I love new venues almost as much as I love new bands. Last month, Queen City Music Hall opened in Sundance Square — as part of the Lone Star Live entertainment complex — and I’ve been looking for just the right show to check it out and explore the place. Saturday was the CD release party for the power trio Panic Volcanic, and when I saw that two of my favorite headliners ( Animal Spirit and Frisky Disco) were opening, I knew Panic had to be something special. I headed downtown.
This is an unusual venue for Funkytown, and a welcome one. You walk in off the street under a big marquee, then go downstairs (or take the elevator if you are so inclined). Downstairs there’s an honest-to-goodness stage with a first-rate sound system and a real lighting system. The place will hold 1,000 people, which makes it one of the largest music venues of its kind in town.

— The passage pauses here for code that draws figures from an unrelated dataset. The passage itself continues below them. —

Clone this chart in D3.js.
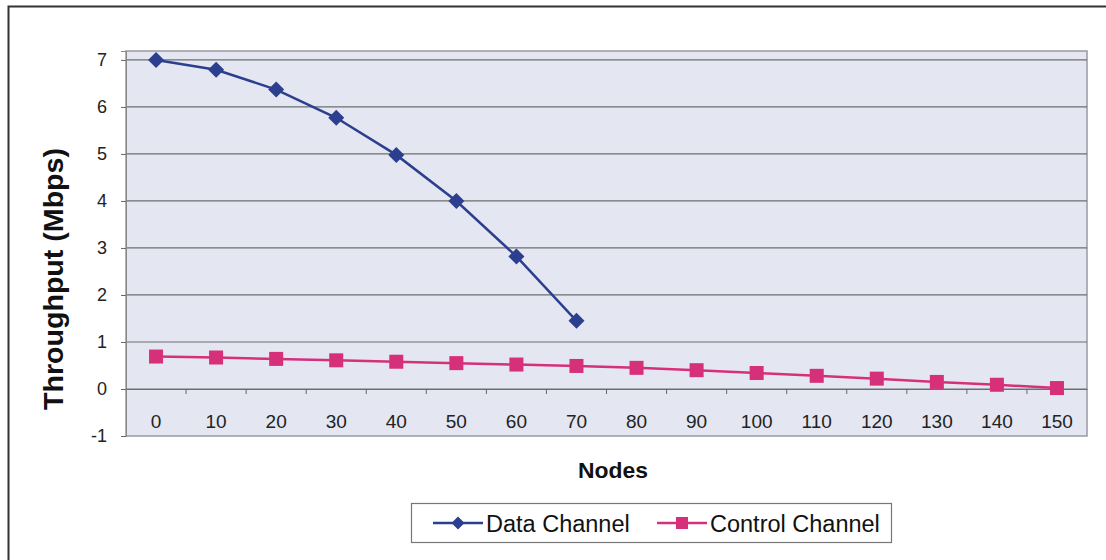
<!DOCTYPE html>
<html><head><meta charset="utf-8">
<script src="https://cdn.jsdelivr.net/npm/d3@7"></script>
<style>body{margin:0;background:#fff;} svg{display:block;font-family:Arial,"Liberation Sans",sans-serif;}</style>
</head><body>
<svg id="c" width="1106" height="560"></svg>
<script>
const nodes = [0,10,20,30,40,50,60,70,80,90,100,110,120,130,140,150];
const dataChannel = [7.0,6.79,6.37,5.77,4.98,4.0,2.82,1.45];
const controlChannel = [0.69,0.67,0.64,0.61,0.58,0.55,0.52,0.49,0.45,0.40,0.34,0.28,0.22,0.15,0.09,0.02];
const yTicks = [-1,0,1,2,3,4,5,6,7];
const seriesNames = ["Data Channel","Control Channel"];

const svg = d3.select("#c");
const L=126, R=1087, T=51, B=436;
const x = d3.scaleBand().domain(nodes).range([L,R]);
const y = d3.scaleLinear().domain([-1,7.19]).range([B,T]);
const diamond = s => `M0,${-s}L${s},0L0,${s}L${-s},0Z`;

// outer border
svg.append("rect").attr("x",8.5).attr("y",6.5).attr("width",1110).attr("height",570)
  .attr("fill","#fff").attr("stroke","#333").attr("stroke-width",2);

// plot area
svg.append("rect").attr("x",L).attr("y",T).attr("width",R-L).attr("height",B-T)
  .attr("fill","#e4e6f1").attr("stroke","#9a9aa0").attr("stroke-width",1.5);

// gridlines
svg.append("g").selectAll("line").data(yTicks.filter(d=>d>-1)).join("line")
  .attr("x1",L).attr("x2",R).attr("y1",d=>y(d)).attr("y2",d=>y(d))
  .attr("stroke","#6e6e6e").attr("stroke-width",1.2);

// y axis
const yAxis = svg.append("g").attr("transform",`translate(${L},0)`)
  .call(d3.axisLeft(y).tickValues(yTicks).tickSize(5).tickPadding(14).tickFormat(d=>String(d)));
yAxis.select(".domain").attr("stroke","#888");
yAxis.selectAll(".tick line").attr("stroke","#666");
yAxis.selectAll("text").attr("font-size",18).attr("fill","#222");

// x axis at y=0
const xAxis = svg.append("g").attr("transform",`translate(0,${y(0)})`)
  .call(d3.axisBottom(x).tickSize(0).tickPadding(26));
xAxis.select(".domain").attr("stroke","#6e6e6e").attr("stroke-width",1.2);
xAxis.selectAll("text").attr("font-size",19).attr("fill","#222");
// tick marks at band boundaries
svg.append("g").selectAll("line").data(nodes.slice(1)).join("line")
  .attr("x1",d=>x(d)).attr("x2",d=>x(d)).attr("y1",y(0)).attr("y2",y(0)+5)
  .attr("stroke","#666");

const cx = d=>x(d)+x.bandwidth()/2;
const line = d3.line().x((d,i)=>cx(nodes[i])).y(d=>y(d));

// control channel
svg.append("path").datum(controlChannel).attr("d",line).attr("fill","none")
  .attr("stroke","#d6307a").attr("stroke-width",2.5);
svg.append("g").selectAll("rect").data(controlChannel).join("rect")
  .attr("x",(d,i)=>cx(nodes[i])-7).attr("y",d=>y(d)-7).attr("width",14).attr("height",14)
  .attr("fill","#d6307a");

// data channel
svg.append("path").datum(dataChannel).attr("d",line).attr("fill","none")
  .attr("stroke","#2b3f8e").attr("stroke-width",2.5);
svg.append("g").selectAll("path").data(dataChannel).join("path")
  .attr("d",diamond(8))
  .attr("transform",(d,i)=>`translate(${cx(nodes[i])},${y(d)})`)
  .attr("fill","#2b3f8e");

// axis titles
svg.append("text").attr("transform","translate(63,279) rotate(-90)")
  .attr("text-anchor","middle").attr("font-size",28).attr("font-weight","bold").attr("fill","#111")
  .attr("textLength",262).attr("lengthAdjust","spacingAndGlyphs")
  .text("Throughput (Mbps)");
svg.append("text").attr("x",613).attr("y",478).attr("text-anchor","middle")
  .attr("font-size",22).attr("font-weight","bold").attr("fill","#111")
  .attr("textLength",70).attr("lengthAdjust","spacingAndGlyphs").text("Nodes");

// legend
const lg = svg.append("g");
lg.append("rect").attr("x",411.5).attr("y",503.5).attr("width",480).attr("height",39)
  .attr("fill","#fff").attr("stroke","#777").attr("stroke-width",1.2);
const items = [
  {name:seriesNames[0], color:"#2b3f8e", sym:"diamond", x:433},
  {name:seriesNames[1], color:"#d6307a", sym:"square", x:657}
];
items.forEach(it=>{
  const g = lg.append("g").attr("transform",`translate(${it.x},523)`);
  g.append("line").attr("x1",0).attr("x2",50).attr("stroke",it.color).attr("stroke-width",2.5);
  if(it.sym==="diamond") g.append("path").attr("d",diamond(6.5)).attr("transform","translate(25,0)").attr("fill",it.color);
  else g.append("rect").attr("x",19).attr("y",-6).attr("width",12).attr("height",12).attr("fill",it.color);
  g.append("text").attr("x",53).attr("y",8.5).attr("font-size",23.5).attr("fill","#111").text(it.name);
});
</script>
</body></html>
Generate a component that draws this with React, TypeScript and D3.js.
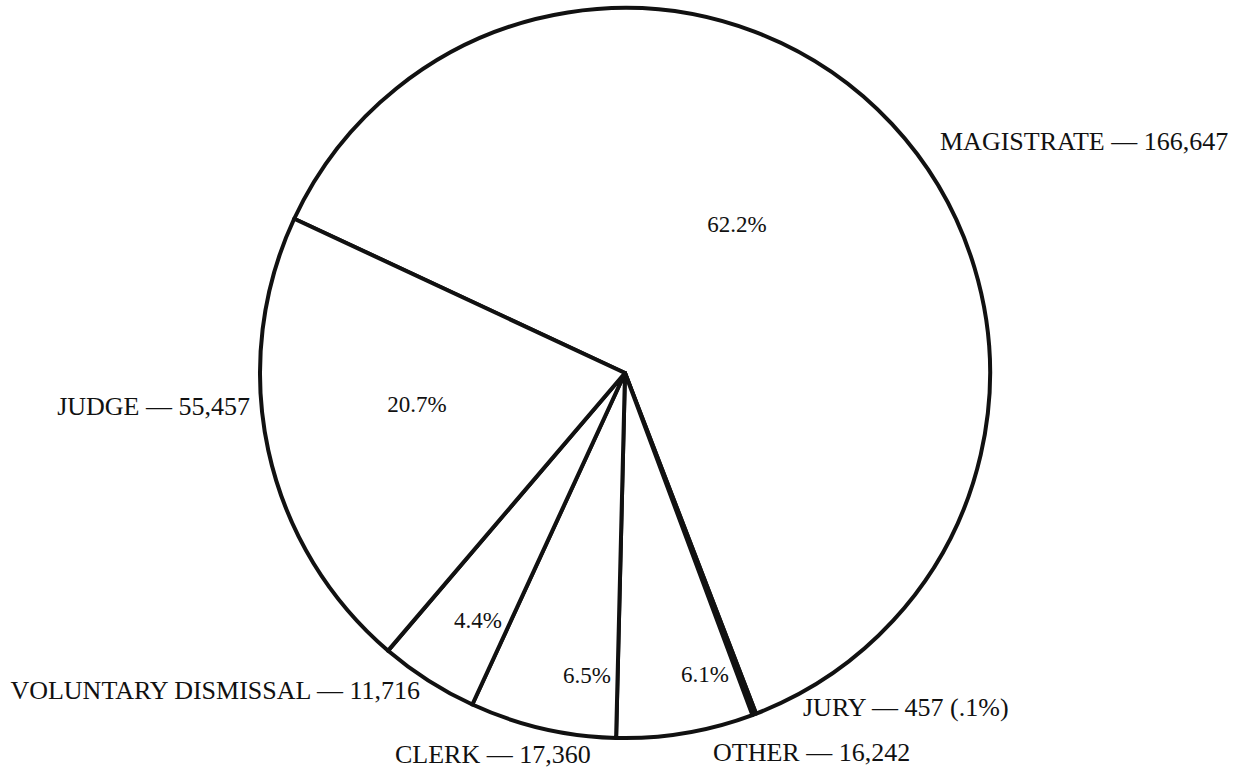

Panic Volcanic was already on stage when I walked in, and there was a decent-size crowd completely jammed up against the stage. PV’s lead singer, Ansley Dougherty, was standing on the ramparts of the stage, singing down at the crowd defiantly, and it was eating it up. This lady is a world beater.
Along with Ansley (an economics student at the University of North Texas), we have Chris Cole on drums and Zach Tucker on bass. On lead guitar we had nobody — Tucker plays the bass, and with the help of some effects he covers the leads, too. The result is a driving, hard-edged, purposeful rock experience with an experimental quality that puts them above and beyond the ordinary.
Although the band has no driving social or political message (other than to “spread the Panic Volcanic gospel”), its songs do draw from real life and heavy subjects. Take Little Grey Ghost, for instance.
“It’s about a bad decision with drugs,” said Ansley, “… and having a panic attack. I learned a lot from it. That song came from it. If I have to go through a [lousy] experience to get a good song out of it I really don’t mind so much.”
Near the end of the set, Hayden Miller of Frisky Disco was called on stage for backing vocals. That worked out so well that half the crowd climbed up there and finished the last song, including all of Animal Spirit and all of Frisky Disco. There were at least as many people on stage as on the dance floor.
Panic Volcanic is my kind of band, and Queen City Music Hall is the kind of venue that Fort Worth has needed since Caravan of Dreams was shuttered. It’s what we’ve been hoping the Ridglea Theater would become. Let’s hope Queen City can make a go of it.